La société Filae répare les filets de pêche hors d’usage pour en faire des supports pour plantes grimpantes. Cette invention vise à rafraîchir les bâtiments et ombrager les rues.
D’un côté, 640 000 tonnes de filets de pêche sont jetés par an dans la mer, représentant un tiers de la pollution plastique des océans. De l’autre, des bâtiments sont mal isolés et souffrent de la chaleur l’été. Alors pourquoi ne pas recycler de vieux filets pour les installer sur les façades et y faire grimper des plantes sans arrosage ?
C’est le concept de Filae, une société fondée il y a quelques mois par Raphaëlle Guenard, écologue spécialisée en renaturation urbaine, et Pascal Bouchet, architecte. Le binôme a réalisé son premier gros projet à Lyon avec le promoteur Sépric Promotion du groupe Duval.
Mais c’est à Marseille que la jeune pousse veut s’implanter durablement. L’entreprise s’installera d’ailleurs temporairement dans quelques jours du côté de l’Estaque à Marseille, au port de la lave, dans un local de 58 m2 mis à disposition gracieusement.
Valoriser un savoir-faire traditionnel
Sur son nouveau site, Filae veut installer des bacs de collecte de filets de pêche, déposés par les pêcheurs du coin ou par l’association des plongeurs Palana environnement qui ramasse la matière première dans le fond de la mer Méditerranée.
Mais ces matériaux sont souvent troués et hors d’usage. Raphaëlle utilise donc la technique du ramendage pour les réparer : un savoir-faire ancestral avec des calculs et de la géométrie « qui s’est complètement perdu », affirme la fondatrice.
L’écologue a donc recruté un ancien pêcheur expert du ramendage, devenu gendarme après un grave accident en mer, qui voulait raccrocher le tablier. Elle souhaite aussi organiser des formations gratuites aux pêcheurs pour in fine les embaucher lorsque la météo ne leur permet pas de sortir en mer.
Le pouvoir des plantes
Une fois rafistolés, les filets sont tendus avec des cadrages sur les façades de bâtiments.
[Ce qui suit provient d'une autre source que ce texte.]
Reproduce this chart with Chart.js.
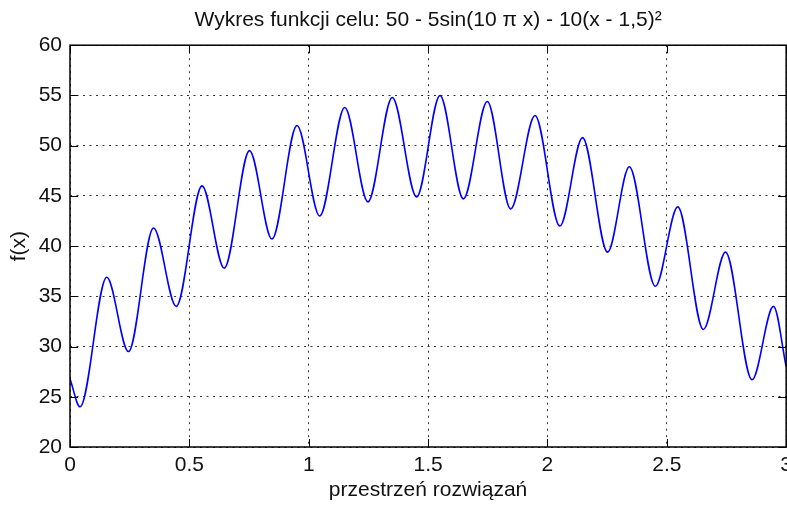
<!DOCTYPE html>
<html>
<head>
<meta charset="utf-8">
<script src="https://cdn.jsdelivr.net/npm/chart.js@4"></script>
<style>
  html, body { margin: 0; padding: 0; background: #fff; overflow: hidden; }
  #chart { display: block; }
</style>
</head>
<body>
<canvas id="chart" width="798" height="506"></canvas>
<script>
// Values: extrema of the curve plus both ends
const xValues = [0, 0.042, 0.154, 0.245, 0.35, 0.445, 0.553, 0.646, 0.752, 0.846, 0.951,
                 1.046, 1.151, 1.248, 1.35, 1.452, 1.55, 1.648, 1.748, 1.846, 1.948,
                 2.052, 2.147, 2.252, 2.343, 2.452, 2.546, 2.653, 2.746, 2.857, 2.947, 3.0];
const fValues = [26.8, 24.0, 36.9, 29.5, 41.8, 34.0, 46.0, 37.8, 49.5, 40.7, 52.0,
                 43.0, 53.8, 44.4, 54.8, 44.9, 55.0, 44.7, 54.4, 43.7, 53.0,
                 42.0, 50.8, 39.4, 47.9, 36.0, 43.9, 31.7, 39.4, 26.7, 34.0, 28.0];
const xTicks = [0, 0.5, 1, 1.5, 2, 2.5, 3];
const yTicks = [20, 25, 30, 35, 40, 45, 50, 55, 60];

const FONT = '"Liberation Sans", Arial, sans-serif';
const TEXT = '#111';

// MATLAB style box with inward ticks on all sides
const framePlugin = {
    id: 'frame',
    afterDatasetsDraw(chart) {
        const { ctx, chartArea: a, scales } = chart;
        const len = 8;
        ctx.save();
        ctx.strokeStyle = '#000';
        ctx.lineWidth = 1;
        ctx.beginPath();
        xTicks.forEach(v => {
            const px = Math.round(scales.x.getPixelForValue(v)) + 0.5;
            ctx.moveTo(px, a.bottom); ctx.lineTo(px, a.bottom - len);
            ctx.moveTo(px, a.top); ctx.lineTo(px, a.top + len);
        });
        yTicks.forEach(v => {
            const py = Math.round(scales.y.getPixelForValue(v)) + 0.5;
            ctx.moveTo(a.left, py); ctx.lineTo(a.left + len, py);
            ctx.moveTo(a.right, py); ctx.lineTo(a.right - len, py);
        });
        ctx.stroke();
        ctx.lineWidth = 1.5;
        ctx.strokeRect(a.left, a.top, a.right - a.left, a.bottom - a.top);
        ctx.restore();
    }
};

const ctx = document.getElementById('chart').getContext('2d');
new Chart(ctx, {
    type: 'line',
    data: {
        datasets: [{
            data: xValues.map((x, i) => ({ x: x, y: fValues[i] })),
            borderColor: '#0000ff',
            borderWidth: 1.6,
            pointRadius: 0,
            fill: false,
            cubicInterpolationMode: 'monotone'
        }]
    },
    options: {
        responsive: false,
        animation: false,
        layout: { padding: 0 },
        plugins: {
            legend: { display: false },
            tooltip: { enabled: false },
            title: {
                display: true,
                fullSize: false,
                text: 'Wykres funkcji celu: 50 - 5sin(10 \u03c0 x) - 10(x - 1,5)\u00b2',
                color: TEXT,
                font: { family: FONT, size: 21, weight: 'normal' },
                padding: { top: 8, bottom: 12 }
            }
        },
        scales: {
            x: {
                type: 'linear',
                min: 0,
                max: 3,
                afterBuildTicks: s => { s.ticks = xTicks.map(v => ({ value: v })); },
                afterFit: s => { s.height = 59; },
                grid: { color: '#333', lineWidth: 1, drawTicks: false },
                border: { display: false, dash: [2, 4.5] },
                ticks: {
                    color: TEXT, font: { family: FONT, size: 21 }, padding: 6, maxRotation: 0,
                    callback: v => String(v)
                },
                title: {
                    display: true,
                    text: 'przestrzeń rozwiązań',
                    color: TEXT,
                    font: { family: FONT, size: 21 },
                    padding: { top: 0, bottom: 3 }
                }
            },
            y: {
                min: 20,
                max: 60,
                afterBuildTicks: s => { s.ticks = yTicks.map(v => ({ value: v })); },
                afterFit: s => { s.width = 70; },
                grid: { color: '#333', lineWidth: 1, drawTicks: false },
                border: { display: false, dash: [2, 4.5] },
                ticks: {
                    color: TEXT, font: { family: FONT, size: 21 }, padding: 8,
                    callback: v => String(v)
                },
                title: {
                    display: true,
                    text: 'f(x)',
                    color: TEXT,
                    font: { family: FONT, size: 21 },
                    padding: { top: 7, bottom: 0 }
                }
            }
        }
    },
    plugins: [framePlugin]
});
</script>
</body>
</html>
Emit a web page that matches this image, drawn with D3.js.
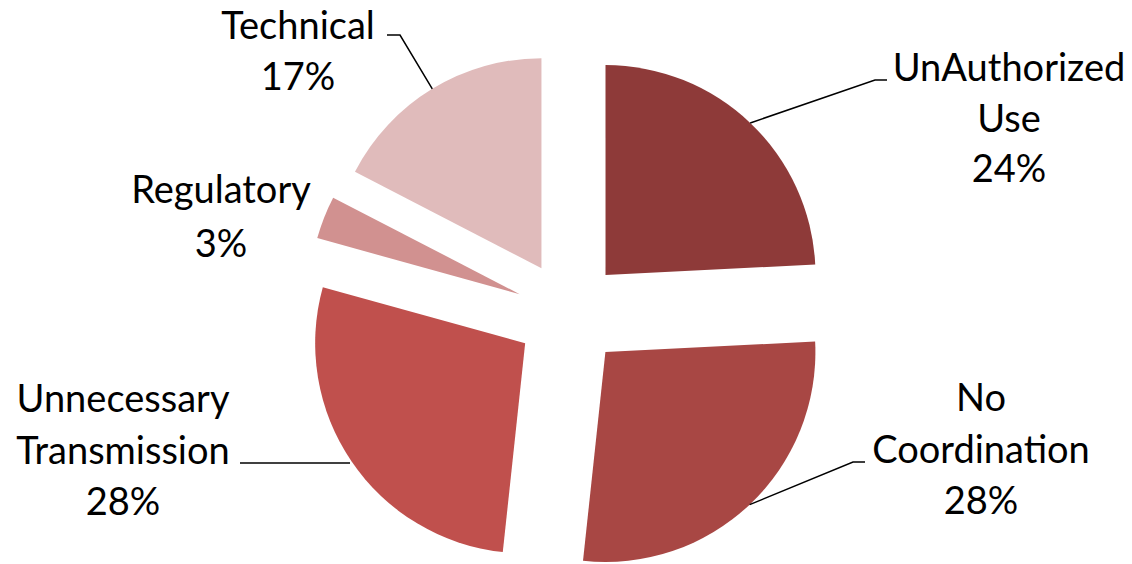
<!DOCTYPE html>
<html lang="en">
<head>
    <meta charset="UTF-8">
    <title>Pie</title>
    <script src="https://cdn.jsdelivr.net/npm/d3@7"></script>
    <style>
        body { margin: 0; background: #fff; }
        text { font-family: Lato, "Open Sans", sans-serif; fill: #000; }
    </style>
</head>
<body>
    <div id="chart"></div>
    <script>
        // data (shares in %, shown rounded)
        const categories = ["UnAuthorized Use", "No Coordination", "Unnecessary Transmission", "Regulatory", "Technical"];
        const values = [24.2, 27.5, 27.6, 3.3, 17.4];
        const colors = ["#8E3A39", "#A84744", "#C0504D", "#D19190", "#E0BBBB"];
        // how each category name is wrapped
        const nameLines = [
            ["UnAuthorized", "Use"],
            ["No", "Coordination"],
            ["Unnecessary", "Transmission"],
            ["Regulatory"],
            ["Technical"]
        ];

        const width = 1132, height = 564;
        const cx = 569, cy = 313.5, r = 210, explode = 53;

        // where each label sits: x center, first baseline, line step
        const labelPos = [
            { x: 1009, y: 81, step: 50.5 },
            { x: 981, y: 411, step: 51.5 },
            { x: 123, y: 412, step: 51.5 },
            { x: 221, y: 203, step: 54 },
            { x: 298, y: 39, step: 51 }
        ];
        // leader lines: elbow point and horizontal end (null = none)
        const leaders = [
            { ex: 875, ey: 80, hx: 887 },
            { ex: 853, ey: 462, hx: 865 },
            { ex: 350, ey: 463, hx: 240 },
            null,
            { ex: 400, ey: 35, hx: 387 }
        ];

        const svg = d3.select("#chart").append("svg")
            .attr("width", width).attr("height", height);

        const pie = d3.pie().sort(null).value(d => d)(values);
        const arc = d3.arc().innerRadius(0).outerRadius(r);

        const g = svg.append("g").attr("transform", `translate(${cx},${cy})`);

        const offset = d => {
            const a = (d.startAngle + d.endAngle) / 2;
            return [explode * Math.sin(a), -explode * Math.cos(a)];
        };

        g.selectAll("path").data(pie).enter().append("path")
            .attr("d", arc)
            .attr("fill", (d, i) => colors[i])
            .attr("transform", d => `translate(${offset(d)})`);

        // leader lines from the arc midpoint
        pie.forEach((d, i) => {
            const L = leaders[i];
            if (!L) return;
            const a = (d.startAngle + d.endAngle) / 2;
            const [ox, oy] = offset(d);
            let sx = cx + ox + r * Math.sin(a);
            let sy = cy + oy - r * Math.cos(a);
            if (i === 2) { sx = L.ex; sy = L.ey; }
            svg.append("polyline")
                .attr("points", `${sx},${sy} ${L.ex},${L.ey} ${L.hx},${L.ey}`)
                .attr("fill", "none")
                .attr("stroke", "#000")
                .attr("stroke-width", 1.5);
        });

        nameLines.forEach((lines, i) => {
            const p = labelPos[i];
            const all = lines.concat([Math.round(values[i]) + "%"]);
            const t = svg.append("text")
                .attr("text-anchor", "middle")
                .attr("font-size", 38);
            all.forEach((s, j) => {
                t.append("tspan").attr("x", p.x).attr("y", p.y + j * p.step).text(s);
            });
        });
    </script>
</body>
</html>
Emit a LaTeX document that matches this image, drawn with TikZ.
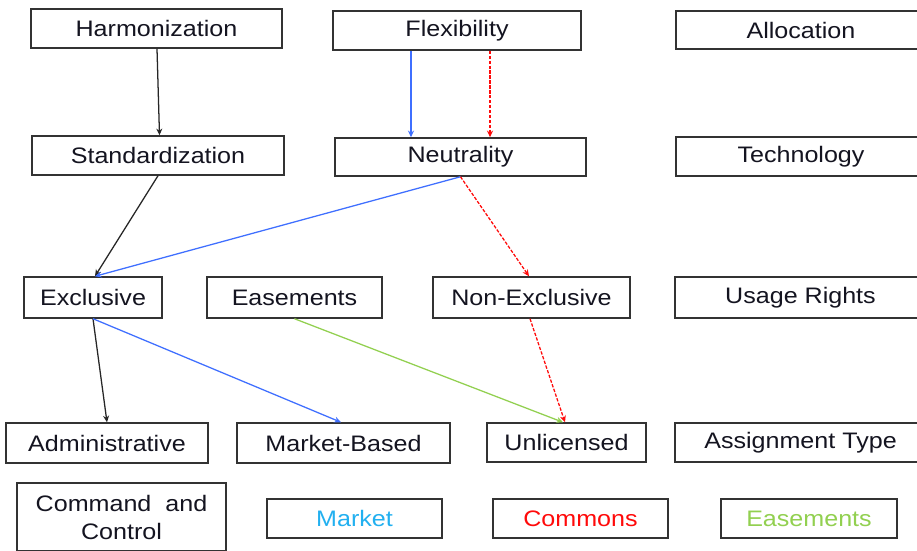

Des services vendus aux promoteurs de bâtiments logistiques et commerciaux qui sont souvent en tôle, mal isolés, pour « réduire de 20% la chaleur du bâtiment ». Les collectivités qui souhaitent rafraîchir les rues avec des voiles d’ombrages végétalisés sont également concernées.
Filae installe ensuite des bacs de terre ou creuse le béton pour retrouver le sol d’origine au pied des bâtiments. Puis, elle régénère le sol afin de nourrir les plantes sans les arroser. « Les plantes sont arrivées des milliers d’années avant nous, et elles n’ont pas attendu monsieur arroseur pour pousser. En paysagisme, le sol a été complètement oublié alors que 40% de la biodiversité est dans le sol », assure Raphaëlle.
Cette dernière recrée donc tout un écosystème naturel avec des déchets locaux, souvent du fumier, fait de bactéries, champignons, larves qui vont creuser des galeries, pour laisser passer l’eau. Elle va ensuite pailler le sol pour conserver l’humidité.
Une législation favorable au projet
En août dernier, un décret a rendu obligatoire le recyclage des engins de pêche contenant du plastique, adopté au niveau européen. D’un autre côté, les plans locaux d’urbanismes (PLU) incluent aussi un coefficient biotope par surface (CBS) pour obliger les nouvelles constructions à intégrer de la pleine terre dans leurs projets.
Se rajoute à ces contraintes, la réglementation environnementale RE2020, une norme énergétique pour la construction neuve, qui demande la mise en place d’une ombrière photovoltaïque sur les parkings ou d’un dispositif végétal d’ombrage obligatoire. Ces normes pourraient ainsi permettre au projet de se développer.